In collaboration with regulatory agencies, National Kidney Foundation (NKF) established a 30% reduction in albuminuria as a therapeutic marker in RCTs. Consistent with this, the American Diabetes Association recommends a ≥30% reduction in albuminuria as a treatment target in diabetes when uACR exceeds 300 mg/g.
Policy and quality initiatives are reinforcing these advances. The NKF has incorporated albuminuria testing into the Kidney Health Evaluation (KHE) HEDIS measure for commercial insurance and into Medicare and Medicaid quality programs among Americans with diabetes. Supported by the recent ACC/AHA hypertension clinical practice guideline, the NKF is working to expand the KHE measure to include hypertension in addition to diabetes.

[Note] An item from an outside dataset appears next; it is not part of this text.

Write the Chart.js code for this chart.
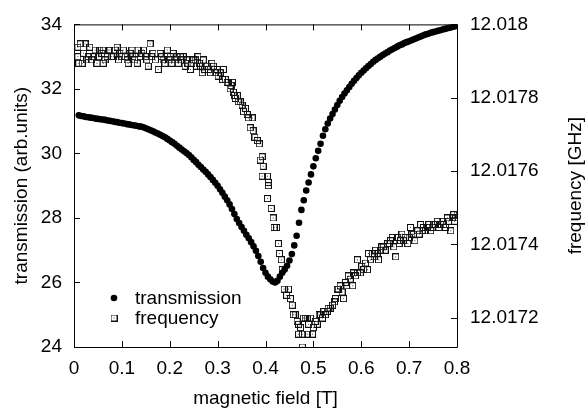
<!DOCTYPE html>
<html>
<head>
<meta charset="utf-8">
<title>transmission and frequency vs magnetic field</title>
<script src="https://cdn.jsdelivr.net/npm/chart.js@4/dist/chart.umd.min.js"></script>
<style>
  html, body { margin: 0; padding: 0; background: #fff; }
  canvas { display: block; }
</style>
</head>
<body>
<canvas id="chart" width="587" height="415"></canvas>
<script>
// transmission (filled circles, left axis)
const fieldT = [
  0.010, 0.015, 0.020, 0.025, 0.030, 0.035, 0.040, 0.045, 0.050, 0.055,
  0.060, 0.065, 0.070, 0.075, 0.080, 0.085, 0.090, 0.095, 0.100, 0.105,
  0.110, 0.115, 0.120, 0.125, 0.130, 0.135, 0.140, 0.145, 0.150, 0.155,
  0.160, 0.165, 0.170, 0.175, 0.180, 0.185, 0.190, 0.195, 0.200, 0.205,
  0.210, 0.215, 0.220, 0.225, 0.230, 0.235, 0.240, 0.245, 0.250, 0.255,
  0.260, 0.265, 0.270, 0.275, 0.280, 0.285, 0.290, 0.295, 0.300, 0.305,
  0.310, 0.315, 0.320, 0.325, 0.330, 0.335, 0.340, 0.345, 0.350, 0.355,
  0.360, 0.365, 0.370, 0.375, 0.380, 0.385, 0.390, 0.395, 0.400, 0.405,
  0.410, 0.415, 0.420, 0.425, 0.430, 0.435, 0.440, 0.445, 0.450, 0.455,
  0.460, 0.465, 0.470, 0.475, 0.480, 0.485, 0.490, 0.495, 0.500, 0.505,
  0.510, 0.515, 0.520, 0.525, 0.530, 0.535, 0.540, 0.545, 0.550, 0.555,
  0.560, 0.565, 0.570, 0.575, 0.580, 0.585, 0.590, 0.595, 0.600, 0.605,
  0.610, 0.615, 0.620, 0.625, 0.630, 0.635, 0.640, 0.645, 0.650, 0.655,
  0.660, 0.665, 0.670, 0.675, 0.680, 0.685, 0.690, 0.695, 0.700, 0.705,
  0.710, 0.715, 0.720, 0.725, 0.730, 0.735, 0.740, 0.745, 0.750, 0.755,
  0.760, 0.765, 0.770, 0.775, 0.780, 0.785, 0.790, 0.795, 0.800
];
const transT = [
  31.18, 31.16, 31.15, 31.13, 31.12, 31.11, 31.10, 31.08, 31.07, 31.06,
  31.05, 31.04, 31.02, 31.01, 31.00, 30.98, 30.97, 30.95, 30.94, 30.93,
  30.91, 30.90, 30.88, 30.87, 30.86, 30.84, 30.83, 30.81, 30.78, 30.75,
  30.72, 30.69, 30.65, 30.62, 30.58, 30.54, 30.50, 30.45, 30.40, 30.35,
  30.30, 30.24, 30.18, 30.12, 30.07, 30.01, 29.95, 29.88, 29.80, 29.73,
  29.65, 29.58, 29.50, 29.43, 29.35, 29.27, 29.18, 29.09, 29.00, 28.89,
  28.78, 28.66, 28.55, 28.42, 28.28, 28.12, 27.97, 27.84, 27.72, 27.60,
  27.48, 27.37, 27.25, 27.12, 26.98, 26.82, 26.64, 26.45, 26.30, 26.18,
  26.10, 26.03, 26.00, 26.05, 26.18, 26.30, 26.40, 26.52, 26.68, 26.88,
  27.15, 27.45, 27.85, 28.25, 28.55, 28.85, 29.10, 29.35, 29.60, 29.85,
  30.08, 30.30, 30.55, 30.75, 30.93, 31.08, 31.22, 31.36, 31.50, 31.63,
  31.75, 31.86, 31.96, 32.06, 32.16, 32.25, 32.34, 32.42, 32.50, 32.57,
  32.64, 32.71, 32.77, 32.84, 32.90, 32.95, 33.00, 33.05, 33.10, 33.14,
  33.19, 33.23, 33.27, 33.31, 33.35, 33.38, 33.42, 33.45, 33.48, 33.51,
  33.54, 33.57, 33.60, 33.63, 33.66, 33.69, 33.71, 33.74, 33.76, 33.78,
  33.80, 33.82, 33.84, 33.86, 33.88, 33.90, 33.92, 33.94, 33.97
];

// frequency (open squares, right axis, GHz)
const fieldF = [
  0.008, 0.008, 0.010, 0.013, 0.017, 0.020, 0.023, 0.027, 0.030, 0.033,
  0.037, 0.040, 0.044, 0.048, 0.051, 0.054, 0.058, 0.061, 0.061, 0.065,
  0.069, 0.072, 0.075, 0.078, 0.082, 0.086, 0.090, 0.093, 0.096, 0.100,
  0.103, 0.107, 0.111, 0.113, 0.117, 0.121, 0.123, 0.127, 0.132, 0.134,
  0.138, 0.142, 0.145, 0.149, 0.152, 0.155, 0.159, 0.162, 0.165, 0.170,
  0.176, 0.180, 0.183, 0.186, 0.190, 0.195, 0.198, 0.201, 0.204, 0.207,
  0.211, 0.215, 0.218, 0.222, 0.225, 0.228, 0.232, 0.235, 0.238, 0.243,
  0.246, 0.250, 0.253, 0.256, 0.259, 0.262, 0.264, 0.268, 0.270, 0.273,
  0.278, 0.281, 0.285, 0.288, 0.291, 0.295, 0.299, 0.301, 0.305, 0.310,
  0.312, 0.316, 0.320, 0.322, 0.326, 0.328, 0.331, 0.333, 0.335, 0.337,
  0.341, 0.343, 0.347, 0.351, 0.354, 0.358, 0.362, 0.364, 0.368, 0.372,
  0.374, 0.378, 0.383, 0.387, 0.389, 0.393, 0.395, 0.393, 0.404, 0.406,
  0.406, 0.404, 0.412, 0.416, 0.418, 0.423, 0.427, 0.429, 0.433, 0.435,
  0.439, 0.444, 0.448, 0.452, 0.456, 0.458, 0.462, 0.466, 0.469, 0.469,
  0.473, 0.477, 0.477, 0.479, 0.483, 0.487, 0.487, 0.490, 0.494, 0.498,
  0.500, 0.504, 0.508, 0.512, 0.515, 0.519, 0.522, 0.525, 0.529, 0.531,
  0.535, 0.540, 0.544, 0.546, 0.550, 0.552, 0.556, 0.560, 0.563, 0.567,
  0.570, 0.573, 0.577, 0.582, 0.584, 0.588, 0.592, 0.592, 0.598, 0.601,
  0.605, 0.609, 0.613, 0.615, 0.619, 0.623, 0.627, 0.630, 0.633, 0.636,
  0.640, 0.643, 0.646, 0.650, 0.655, 0.658, 0.661, 0.665, 0.668, 0.672,
  0.676, 0.679, 0.682, 0.685, 0.688, 0.692, 0.697, 0.700, 0.703, 0.706,
  0.709, 0.712, 0.718, 0.721, 0.724, 0.727, 0.730, 0.734, 0.738, 0.741,
  0.745, 0.748, 0.751, 0.755, 0.759, 0.762, 0.766, 0.769, 0.772, 0.776,
  0.780, 0.783, 0.787, 0.790, 0.793, 0.795, 0.797, 0.800
];
const freqF = [
  12.017938, 12.017912, 12.017894, 12.017947, 12.017894, 12.017921, 12.017947, 12.017903, 12.017912, 12.017938,
  12.017903, 12.017912, 12.017930, 12.017894, 12.017912, 12.017930, 12.017921, 12.017930, 12.017894, 12.017903,
  12.017912, 12.017930, 12.017930, 12.017912, 12.017912, 12.017930, 12.017938, 12.017903, 12.017921, 12.017912,
  12.017930, 12.017912, 12.017903, 12.017894, 12.017921, 12.017930, 12.017912, 12.017903, 12.017894, 12.017930,
  12.017912, 12.017921, 12.017930, 12.017912, 12.017903, 12.017886, 12.017947, 12.017912, 12.017921, 12.017903,
  12.017877, 12.017921, 12.017912, 12.017903, 12.017894, 12.017930, 12.017903, 12.017912, 12.017894, 12.017921,
  12.017903, 12.017912, 12.017894, 12.017912, 12.017903, 12.017912, 12.017886, 12.017903, 12.017894, 12.017877,
  12.017894, 12.017903, 12.017903, 12.017886, 12.017912, 12.017894, 12.017886, 12.017868, 12.017903, 12.017877,
  12.017886, 12.017877, 12.017868, 12.017894, 12.017886, 12.017868, 12.017877, 12.017859, 12.017868, 12.017850,
  12.017877, 12.017850, 12.017842, 12.017842, 12.017824, 12.017833, 12.017842, 12.017815, 12.017806, 12.017798,
  12.017806, 12.017789, 12.017789, 12.017780, 12.017762, 12.017771, 12.017754, 12.017745, 12.017718, 12.017745,
  12.017710, 12.017692, 12.017683, 12.017674, 12.017630, 12.017639, 12.017613, 12.017586, 12.017586, 12.017569,
  12.017560, 12.017525, 12.017498, 12.017472, 12.017446, 12.017446, 12.017402, 12.017375, 12.017358, 12.017331,
  12.017278, 12.017261, 12.017278, 12.017252, 12.017234, 12.017208, 12.017208, 12.017190, 12.017182, 12.017155,
  12.017173, 12.017155, 12.017120, 12.017199, 12.017199, 12.017155, 12.017199, 12.017182, 12.017199, 12.017155,
  12.017173, 12.017190, 12.017182, 12.017208, 12.017208, 12.017199, 12.017217, 12.017208, 12.017217, 12.017226,
  12.017226, 12.017234, 12.017243, 12.017252, 12.017278, 12.017278, 12.017287, 12.017270, 12.017252, 12.017296,
  12.017287, 12.017314, 12.017305, 12.017287, 12.017322, 12.017314, 12.017322, 12.017358, 12.017322, 12.017340,
  12.017331, 12.017349, 12.017331, 12.017375, 12.017358, 12.017375, 12.017366, 12.017384, 12.017375, 12.017358,
  12.017384, 12.017393, 12.017393, 12.017384, 12.017402, 12.017402, 12.017410, 12.017419, 12.017393, 12.017366,
  12.017419, 12.017402, 12.017410, 12.017428, 12.017410, 12.017419, 12.017402, 12.017419, 12.017446, 12.017428,
  12.017428, 12.017410, 12.017437, 12.017428, 12.017454, 12.017437, 12.017446, 12.017437, 12.017446, 12.017454,
  12.017437, 12.017446, 12.017454, 12.017454, 12.017463, 12.017446, 12.017454, 12.017463, 12.017454, 12.017446,
  12.017472, 12.017463, 12.017437, 12.017472, 12.017481, 12.017463, 12.017472, 12.017481
];

// tick positions
const fieldTicks = [0, 0.1, 0.2, 0.3, 0.4, 0.5, 0.6, 0.7, 0.8];
const transTicks = [24, 26, 28, 30, 32, 34];
const freqTicks = [12.0172, 12.0174, 12.0176, 12.0178, 12.018];

const FONT = 'Liberation Sans, Arial, Helvetica, sans-serif';
const rightTitle = 'frequency [GHz]';

Chart.defaults.color = '#000';
Chart.defaults.font.family = FONT;
Chart.defaults.font.size = 19;

// open square with a dot in the middle, like the gnuplot marker
function squareMarker() {
    const c = document.createElement('canvas');
    c.width = 7;
    c.height = 7;
    const g = c.getContext('2d');
    g.strokeStyle = '#111';
    g.lineWidth = 1;
    g.strokeRect(0.5, 0.5, 6, 6);
    g.fillStyle = '#444';
    g.fillRect(3, 3, 1, 1);
    return c;
}
const squareImg = squareMarker();

// box around the plot + inward tick marks
const framePlugin = {
    id: 'frame',
    beforeDatasetsDraw(chart) {
        const { ctx, chartArea: a, scales } = chart;
        const len = 6;
        ctx.save();
        ctx.strokeStyle = '#000';
        ctx.lineWidth = 1;
        ctx.beginPath();
        ctx.rect(a.left + 0.5, a.top + 0.5, a.right - a.left, a.bottom - a.top);
        fieldTicks.forEach(t => {
            const px = Math.round(scales.x.getPixelForValue(t)) + 0.5;
            ctx.moveTo(px, a.bottom); ctx.lineTo(px, a.bottom - len);
            ctx.moveTo(px, a.top); ctx.lineTo(px, a.top + len);
        });
        transTicks.forEach(t => {
            const py = Math.round(scales.y.getPixelForValue(t)) + 0.5;
            ctx.moveTo(a.left, py); ctx.lineTo(a.left + len, py);
        });
        freqTicks.forEach(t => {
            const py = Math.round(scales.y1.getPixelForValue(t)) + 0.5;
            ctx.moveTo(a.right, py); ctx.lineTo(a.right - len, py);
        });
        ctx.stroke();
        ctx.restore();
    },
    afterDraw(chart) {
        // right axis title reads bottom-to-top like the left one
        const { ctx, chartArea: a } = chart;
        ctx.save();
        ctx.fillStyle = '#000';
        ctx.font = '19px ' + FONT;
        ctx.textAlign = 'center';
        ctx.textBaseline = 'middle';
        ctx.translate(576, (a.top + a.bottom) / 2);
        ctx.rotate(-Math.PI / 2);
        ctx.fillText(rightTitle, 0, 0);
        ctx.restore();
    }
};

// legend inside the plot, bottom left
const keyPlugin = {
    id: 'key',
    afterDatasetsDraw(chart) {
        const { ctx, chartArea: a } = chart;
        ctx.save();
        ctx.font = '19px ' + FONT;
        ctx.textBaseline = 'middle';
        chart.data.datasets.forEach((ds, i) => {
            const y = a.bottom - 49 + i * 20;
            const x = a.left + 40;
            ctx.fillStyle = ds.backgroundColor;
            ctx.strokeStyle = ds.borderColor;
            Chart.helpers.drawPoint(ctx, {
                pointStyle: ds.pointStyle,
                radius: ds.pointRadius,
                borderWidth: ds.borderWidth
            }, x, y);
            ctx.fillStyle = '#000';
            ctx.fillText(ds.label, a.left + 61, y + 1);
        });
        ctx.restore();
    }
};

const ctx = document.getElementById('chart').getContext('2d');
new Chart(ctx, {
    type: 'scatter',
    data: {
        datasets: [{
            label: 'transmission',
            data: fieldT.map((x, i) => ({ x, y: transT[i] })),
            yAxisID: 'y',
            pointStyle: 'circle',
            pointRadius: 3.3,
            borderWidth: 0,
            backgroundColor: '#000',
            borderColor: '#000'
        }, {
            label: 'frequency',
            data: fieldF.map((x, i) => ({ x, y: freqF[i] })),
            yAxisID: 'y1',
            pointStyle: squareImg,
            pointRadius: 3.5,
            borderWidth: 1,
            backgroundColor: 'rgba(0,0,0,0)',
            borderColor: '#111'
        }]
    },
    options: {
        responsive: false,
        animation: false,
        devicePixelRatio: 1,
        layout: { padding: { top: 14, left: 0, right: 0, bottom: 0 } },
        plugins: {
            legend: { display: false },
            tooltip: { enabled: false }
        },
        scales: {
            x: {
                type: 'linear',
                min: 0,
                max: 0.8,
                afterBuildTicks: s => { s.ticks = fieldTicks.map(v => ({ value: v })); },
                afterFit: s => { s.height = 68; },
                grid: { display: false, drawTicks: false },
                border: { display: false },
                ticks: { padding: 10, maxRotation: 0, callback: v => String(+v.toFixed(1)) },
                title: { display: true, text: 'magnetic field [T]', padding: { top: 0, bottom: 5 } }
            },
            y: {
                position: 'left',
                min: 24,
                max: 34,
                afterBuildTicks: s => { s.ticks = transTicks.map(v => ({ value: v })); },
                afterFit: s => { s.width = 74; },
                grid: { display: false, drawTicks: false },
                border: { display: false },
                ticks: { padding: 12 },
                title: { display: true, text: 'transmission (arb.units)', padding: { top: 10, bottom: 0 } }
            },
            y1: {
                position: 'right',
                min: 12.01712,
                max: 12.018,
                afterBuildTicks: s => { s.ticks = freqTicks.map(v => ({ value: v })); },
                afterFit: s => { s.width = 130; },
                grid: { display: false, drawTicks: false },
                border: { display: false },
                ticks: { padding: 13, callback: v => String(+v.toFixed(4)) }
            }
        }
    },
    plugins: [framePlugin, keyPlugin]
});
</script>
</body>
</html>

On the laboratory front, the NKF Laboratory Engagement Initiative has promoted standardized uACR testing with reporting in mg/g, eliminating the microalbumin term. Major U.S. laboratories now offer a kidney profile combining eGFR with uACR, simplifying ordering and reporting format. See the example from LabCorp shown together with the basic metabolic panel.

More recently, the NKF convened the Measurement of Urinary Proteins in Clinical Trials and Clinical Practice conference, which evaluated uACR and uPCR, demonstrating that albuminuria is preferred because assays will be internationally standardized by 2027, pre-analytical handling and sampling are well defined, and albumin concentration is more strongly associated with clinical outcomes than urinary total protein, especially in high-risk individuals.
Best practices emphasized first-morning samples for albuminuria confirmation and avoiding testing during symptomatic urinary tract infection, febrile illness, or 24-hours after vigorous exercise. Implementation initiatives such as NKF’s CKDintercept have embedded systematic albuminuria testing through health-system leadership engagement, data mining for registry function, and practice transformation as described in the NKF CKD Change Package.
For people living with kidney disease, NKF offers kidney clips to help people living with kidney diseases understand the heat map risk classification, including what can be done for kidney health. Unlike eGFR, which typically stabilizes in response to effective therapies, uACR improvement with the array of pharmacologic kidney- and cardiovascular protective pillars and lifestyle modification therapies makes albuminuria trending more hopeful for people living with kidney diseases.
Let’s work to increase albuminuria testing among practitioners as well as establish the nephrologist to lead in promoting the use and interpretation of the test along with primary care and other colleagues.